Boasberg previous ruled that “the U.S. Army Corps of Engineers had failed to fully follow the National Environmental Protection Act when it determined that the pipeline would not have a significant environmental impact.” So the question was: Did Energy Transfer Partners have to stop operating DAPL until those environmental issues were resolved? The answer, according to Boasberg, was “No.”

According to the ruling: “The dispute over the Dakota Access Pipeline has now taken nearly as many twists and turns as the 1,200–mile pipeline itself.” It went on conclude that the errors in the original environmental analysis “are not fundamental or incurable flaws … the agency has a significant possibility of justifying its prior determinations on remand.”

An article in The Hill called the decision: “a victory for Dakota Access and the Trump administration,” and a “defeat for the Standing Rock Sioux and Cheyenne River Sioux tribes.” Here is another article on the decision from Inside Climate News.

An article in Wednesday’s U.S. News and World Reports, said the judge will now hear arguments about whether Energy Transfer Partners has to stage emergency response equipment near Standing Rock in case of a spill into the Missouri River. According to the article:

The idea is part of a fallback plan proposed by the Standing Rock Sioux tribe in August in case … Boasberg eventually decided to allow the four-state pipeline to continue operating while federal officials do more study on the $3.8 billion project’s impact on the tribe.

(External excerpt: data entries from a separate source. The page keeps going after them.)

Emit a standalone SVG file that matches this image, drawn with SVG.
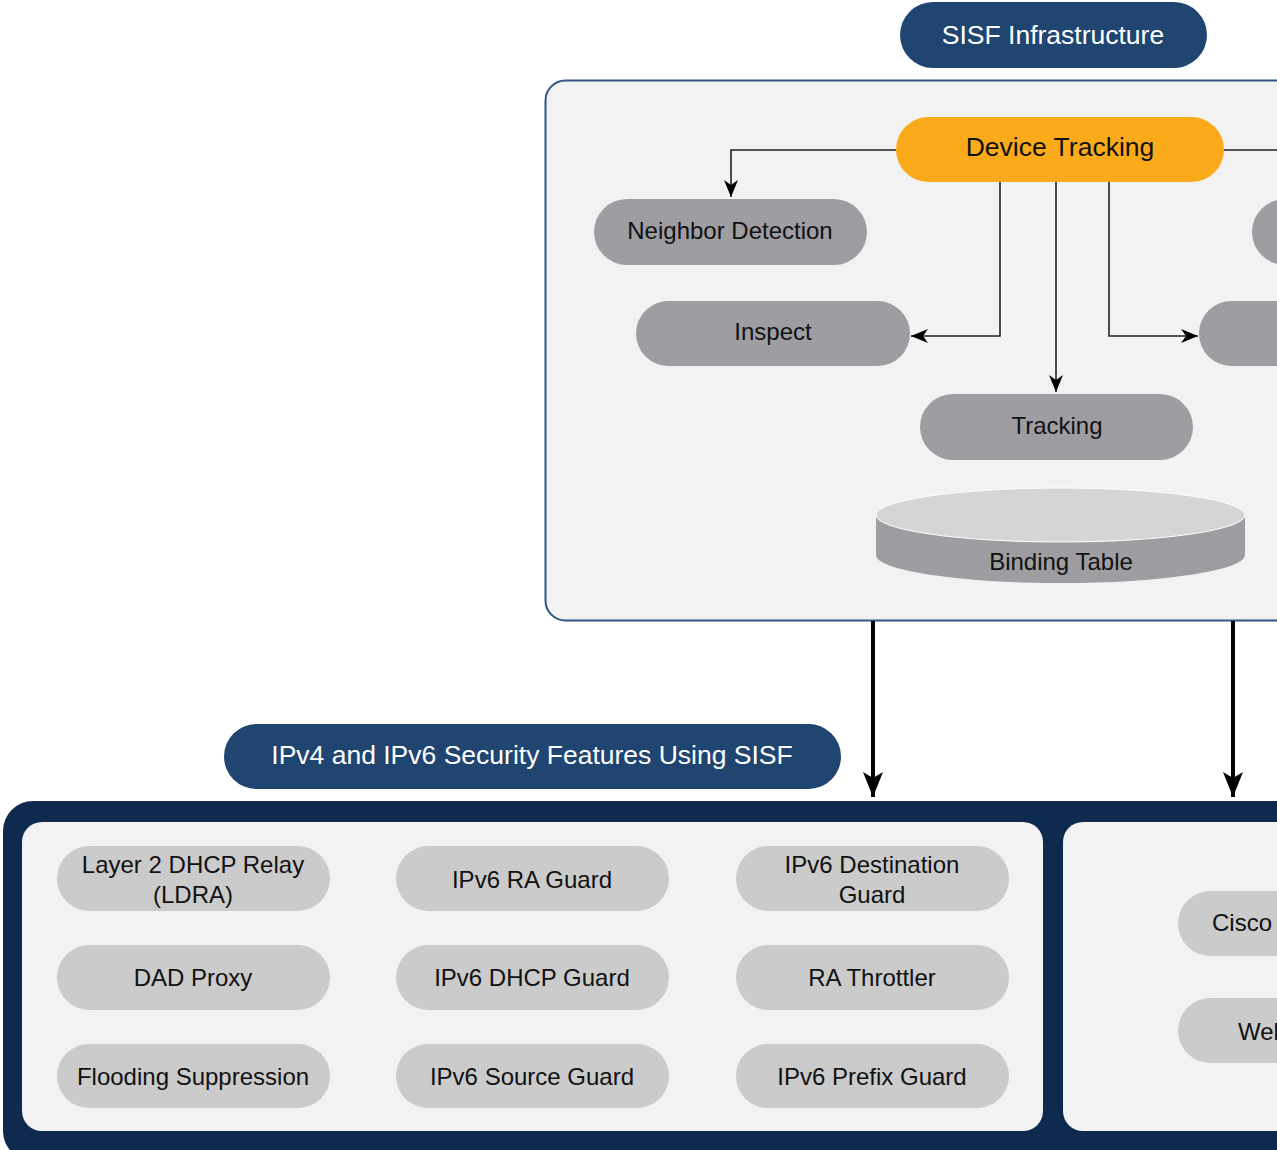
<svg xmlns="http://www.w3.org/2000/svg" width="1277" height="1150" viewBox="0 0 1277 1150">
<defs>
<style>
text{font-family:"Liberation Sans",Arial,sans-serif;text-anchor:middle;}
.hdr{fill:#1f4570;}
.hdrt{fill:#ffffff;font-size:26.5px;}
.proc{fill:#9e9da2;}
.feat{fill:#cbcbcb;}
.t{fill:#111111;font-size:24px;}
.thin{fill:none;stroke:#222222;stroke-width:1.6;}
.thick{fill:none;stroke:#000000;stroke-width:4;}
</style>
<marker id="ah" markerUnits="userSpaceOnUse" markerWidth="18" markerHeight="14" refX="17" refY="7" orient="auto">
<path d="M0,0 L17,7 L0,14 L5,7 Z" fill="#000"/>
</marker>
<marker id="ahb" markerUnits="userSpaceOnUse" markerWidth="26" markerHeight="20" refX="25" refY="10" orient="auto">
<path d="M0,0 L25,10 L0,20 L6,10 Z" fill="#000"/>
</marker>
</defs>
<rect width="1277" height="1150" fill="#ffffff"/>

<g id="sisf-container">
<rect x="545.5" y="80.5" width="760" height="540" rx="20" fill="#f2f2f2" stroke="#2f5585" stroke-width="2"/>
</g>

<g id="sisf-header">
<rect class="hdr" x="900" y="2" width="307" height="66" rx="33"/>
<text class="hdrt" x="1053" y="44">SISF Infrastructure</text>
</g>

<g id="connectors">
<path class="thin" d="M896,150 H731 V197" marker-end="url(#ah)"/>
<path class="thin" d="M1224,150 H1280"/>
<path class="thin" d="M1000,182 V336 H911" marker-end="url(#ah)"/>
<path class="thin" d="M1056,182 V392" marker-end="url(#ah)"/>
<path class="thin" d="M1109,182 V336 H1198" marker-end="url(#ah)"/>
<path class="thick" d="M873,621 V797" marker-end="url(#ahb)"/>
<path class="thick" d="M1233,621 V797" marker-end="url(#ahb)"/>
</g>

<g id="device-tracking">
<rect x="896" y="117" width="328" height="65" rx="32.5" fill="#fbab19"/>
<text x="1060" y="156" fill="#111" font-size="26.5px">Device Tracking</text>
</g>

<g id="neighbor-detection">
<rect class="proc" x="594" y="199" width="273" height="66" rx="33"/>
<text class="t" x="730" y="239">Neighbor Detection</text>
</g>

<g id="right-node-1">
<rect class="proc" x="1252" y="199" width="120" height="66" rx="33"/>
</g>

<g id="inspect">
<rect class="proc" x="636" y="301" width="274" height="65" rx="32.5"/>
<text class="t" x="773" y="340">Inspect</text>
</g>

<g id="right-node-2">
<rect class="proc" x="1199" y="301" width="160" height="65" rx="32.5"/>
</g>

<g id="tracking">
<rect class="proc" x="920" y="394" width="273" height="66" rx="33"/>
<text class="t" x="1057" y="434">Tracking</text>
</g>

<g id="binding-table">
<path d="M876,515 V555 A184,28 0 0 0 1245,555 V515 Z" fill="#9e9da2"/>
<ellipse cx="1060.5" cy="515" rx="184.5" ry="27" fill="#d4d6d6" stroke="#ffffff" stroke-width="1"/>
<text class="t" x="1061" y="570">Binding Table</text>
</g>

<g id="features-container">
<rect x="3" y="801" width="1320" height="360" rx="30" fill="#0f2a4f"/>
<rect x="22" y="822" width="1021" height="309" rx="20" fill="#f2f2f2"/>
<rect x="1063" y="822" width="260" height="309" rx="20" fill="#f2f2f2"/>
</g>

<g id="features-header">
<rect class="hdr" x="224" y="724" width="617" height="65" rx="32.5"/>
<text class="hdrt" x="532" y="764">IPv4 and IPv6 Security Features Using SISF</text>
</g>

<g id="ldra">
<rect class="feat" x="57" y="846" width="273" height="65" rx="32.5"/>
<text class="t" x="193" y="873">Layer 2 DHCP Relay</text>
<text class="t" x="193" y="903">(LDRA)</text>
</g>
<g id="ra-guard">
<rect class="feat" x="396" y="846" width="273" height="65" rx="32.5"/>
<text class="t" x="532" y="888">IPv6 RA Guard</text>
</g>
<g id="destination-guard">
<rect class="feat" x="736" y="846" width="273" height="65" rx="32.5"/>
<text class="t" x="872" y="873">IPv6 Destination</text>
<text class="t" x="872" y="903">Guard</text>
</g>
<g id="dad-proxy">
<rect class="feat" x="57" y="945" width="273" height="65" rx="32.5"/>
<text class="t" x="193" y="986">DAD Proxy</text>
</g>
<g id="dhcp-guard">
<rect class="feat" x="396" y="945" width="273" height="65" rx="32.5"/>
<text class="t" x="532" y="986">IPv6 DHCP Guard</text>
</g>
<g id="ra-throttler">
<rect class="feat" x="736" y="945" width="273" height="65" rx="32.5"/>
<text class="t" x="872" y="986">RA Throttler</text>
</g>
<g id="flooding-suppression">
<rect class="feat" x="57" y="1044" width="273" height="64" rx="32"/>
<text class="t" x="193" y="1085">Flooding Suppression</text>
</g>
<g id="source-guard">
<rect class="feat" x="396" y="1044" width="273" height="64" rx="32"/>
<text class="t" x="532" y="1085">IPv6 Source Guard</text>
</g>
<g id="prefix-guard">
<rect class="feat" x="736" y="1044" width="273" height="64" rx="32"/>
<text class="t" x="872" y="1085">IPv6 Prefix Guard</text>
</g>

<g id="cisco">
<rect class="feat" x="1178" y="891" width="200" height="65" rx="32.5"/>
<text class="t" x="1212" y="931" style="text-anchor:start">Cisco</text>
</g>
<g id="wel">
<rect class="feat" x="1178" y="998" width="200" height="65" rx="32.5"/>
<text class="t" x="1238" y="1040" style="text-anchor:start">Wel</text>
</g>
</svg>
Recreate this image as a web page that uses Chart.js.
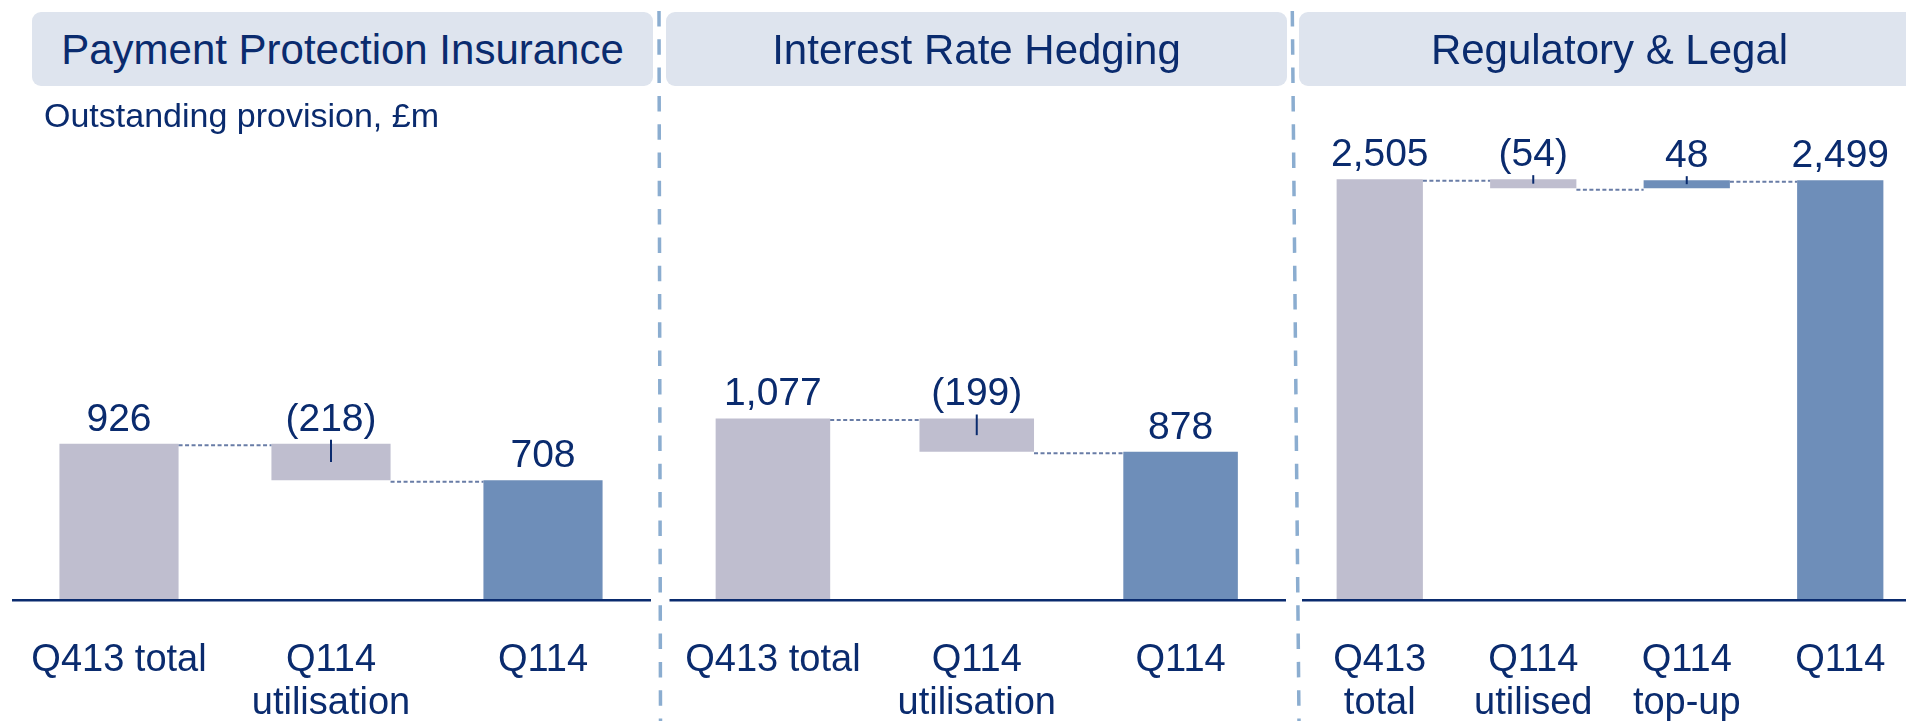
<!DOCTYPE html>
<html><head><meta charset="utf-8">
<script src="https://cdn.jsdelivr.net/npm/chart.js@4.4.1/dist/chart.umd.min.js"></script>
<style>
html,body{margin:0;padding:0;width:1906px;height:721px;overflow:hidden;background:#fff;font-family:"Liberation Sans",Arial,sans-serif;}
.hdr{position:absolute;top:12px;height:74px;width:621px;background:#dee4ee;border-radius:9px;color:#0a2b6e;font-size:42px;line-height:76px;text-align:center;white-space:nowrap;z-index:2;}
canvas{position:absolute;top:0;}
.sub{position:absolute;left:44px;top:98px;font-size:34px;line-height:34px;color:#0a2b6e;white-space:nowrap;z-index:2;}
svg.seps{position:absolute;left:0;top:0;z-index:3;pointer-events:none;}
</style></head>
<body>
<canvas id="c1"></canvas>
<canvas id="c2"></canvas>
<canvas id="c3"></canvas>
<div class="hdr" style="left:32px">Payment Protection Insurance</div>
<div class="hdr" style="left:666px">Interest Rate Hedging</div>
<div class="hdr" style="left:1299px">Regulatory &amp; Legal</div>
<div class="sub">Outstanding provision, £m</div>
<svg class="seps" width="1906" height="721" viewBox="0 0 1906 721">
  <line x1="659" y1="11" x2="660.5" y2="721" stroke="#8badd0" stroke-width="3.5" stroke-dasharray="15.5 12.8"/>
  <line x1="1292.3" y1="11" x2="1299" y2="721" stroke="#8badd0" stroke-width="3.5" stroke-dasharray="15.5 12.8"/>
</svg>
<script>
// ---- data ----
const ppiCategories = ['Q413 total', ['Q114', 'utilisation'], 'Q114'];
const ppiValues = [926, -218, 708];
const ppiKinds = ['total', 'change', 'total'];

const irhCategories = ['Q413 total', ['Q114', 'utilisation'], 'Q114'];
const irhValues = [1077, -199, 878];
const irhKinds = ['total', 'change', 'total'];

const rlCategories = [['Q413', 'total'], ['Q114', 'utilised'], ['Q114', 'top-up'], 'Q114'];
const rlValues = [2505, -54, 48, 2499];
const rlKinds = ['total', 'change', 'change', 'total'];

// ---- styles ----
const NAVY = '#0a2b6e', GREY = '#bfbecf', BLUE = '#6e8eb9', LINK = '#687ca6';
const FONT = '"Liberation Sans", Arial, sans-serif';
const Y_MAX = 3574;
const CANVAS_H = 760;

function toRanges(values, kinds) {
  let run = 0;
  return values.map((v, i) => {
    if (kinds[i] === 'total') { run = v; return [0, v]; }
    const r = [run, run + v]; run += v; return r;
  });
}
function barColor(v, k, i) {
  if (k === 'total') return i === 0 ? GREY : BLUE;
  return v < 0 ? GREY : BLUE;
}
function fmt(v, k) {
  const s = Math.abs(v).toLocaleString('en-GB');
  return (k !== 'total' && v < 0) ? '(' + s + ')' : s;
}

const decor = {
  id: 'decor',
  afterDatasetsDraw(chart, args, opts) {
    const ctx = chart.ctx, meta = chart.getDatasetMeta(0), ys = chart.scales.y, area = chart.chartArea;
    const ranges = chart.data.datasets[0].data;
    const values = opts.values, kinds = opts.kinds;
    ctx.save();
    ctx.strokeStyle = LINK; ctx.lineWidth = 2; ctx.setLineDash([4, 2.5]);
    for (let i = 0; i < meta.data.length - 1; i++) {
      const a = meta.data[i], b = meta.data[i + 1];
      const y = ys.getPixelForValue(ranges[i][1]) + 1.5;
      ctx.beginPath(); ctx.moveTo(a.x + a.width / 2, y); ctx.lineTo(b.x - b.width / 2, y); ctx.stroke();
    }
    ctx.setLineDash([]);
    ctx.strokeStyle = NAVY; ctx.lineWidth = 2.5;
    const by = area.bottom + 1.2;
    ctx.beginPath();
    ctx.moveTo(area.left + opts.axisFrom, by);
    ctx.lineTo(opts.axisTo == null ? chart.width : area.right + opts.axisTo, by);
    ctx.stroke();
    ctx.fillStyle = NAVY; ctx.font = '39px ' + FONT; ctx.textAlign = 'center'; ctx.textBaseline = 'alphabetic';
    meta.data.forEach((el, i) => {
      const top = Math.min(el.y, el.base), bot = Math.max(el.y, el.base);
      ctx.fillText(fmt(values[i], kinds[i]), el.x, top - 13);
      if (kinds[i] !== 'total') {
        ctx.lineWidth = 2; ctx.beginPath(); ctx.moveTo(el.x, top - 4); ctx.lineTo(el.x, (top + bot) / 2); ctx.stroke();
      }
    });
    ctx.restore();
  }
};

function makeChart(id, left, width, padL, padR, categories, values, kinds, axisFrom, axisTo) {
  const cv = document.getElementById(id);
  cv.width = width; cv.height = CANVAS_H; cv.style.left = left + 'px';
  cv.style.width = width + 'px'; cv.style.height = CANVAS_H + 'px';
  const ranges = toRanges(values, kinds);
  return new Chart(cv, {
    type: 'bar',
    data: {
      labels: categories,
      datasets: [{
        data: ranges,
        backgroundColor: values.map((v, i) => barColor(v, kinds[i], i)),
        borderWidth: 0, borderSkipped: false,
        barPercentage: 0.562, categoryPercentage: 1
      }]
    },
    options: {
      responsive: false, animation: false, devicePixelRatio: 1,
      layout: { padding: { left: padL, right: padR, top: 0, bottom: 0 } },
      plugins: {
        legend: { display: false }, tooltip: { enabled: false }, title: { display: false },
        decor: { values: values, kinds: kinds, axisFrom: axisFrom, axisTo: axisTo }
      },
      scales: {
        x: {
          grid: { display: false, drawTicks: true, tickLength: 40 }, border: { display: false },
          ticks: { color: NAVY, font: { family: FONT, size: 38, lineHeight: '43px' }, padding: 0, maxRotation: 0, minRotation: 0, autoSkip: false },
          afterFit: (s) => { s.height = CANVAS_H - 599; }
        },
        y: { display: false, min: 0, max: Y_MAX }
      }
    },
    plugins: [decor]
  });
}

makeChart('c1', 0, 660, 13, 11, ppiCategories, ppiValues, ppiKinds, -1, 2);
makeChart('c2', 660, 633, 11, 10.5, irhCategories, irhValues, irhKinds, -1.5, 3.5);
makeChart('c3', 1293, 642, 10, 18, rlCategories, rlValues, rlKinds, -1, null);
</script>
</body></html>
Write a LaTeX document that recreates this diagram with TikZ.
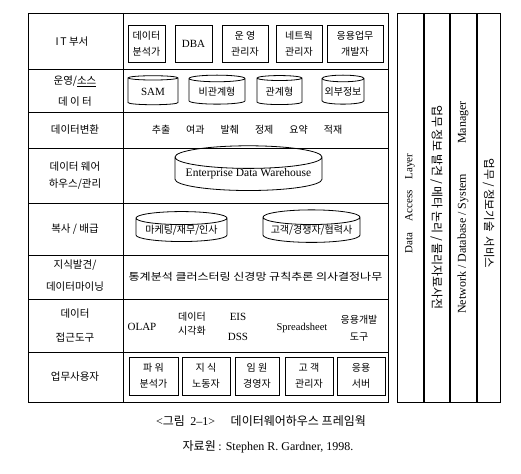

Charges Dismissed Against Journalist Covering DAPL Dispute

The Bismarck Tribune reports that misdemeanor charges were dropped against Sara Lafleur-Vetter, a reporter for the Guardian, who was filming events at the DAPL protests in 2016. She faced charges of obstruction, “disobedience of safety orders during a riot, and disorderly conduct,” according to the story, reposted on WDAZ.

“There’s no evidence against her,” Southeast District Court Judge Thomas Merrick is quoted as saying. “All it shows is she was working.”

“At least 10 journalists were arrested in connection to the Dakota Access Pipeline protests,” the article said. Others still face charges.

The arrests seem like a thinly veiled attempt to intimidate the media.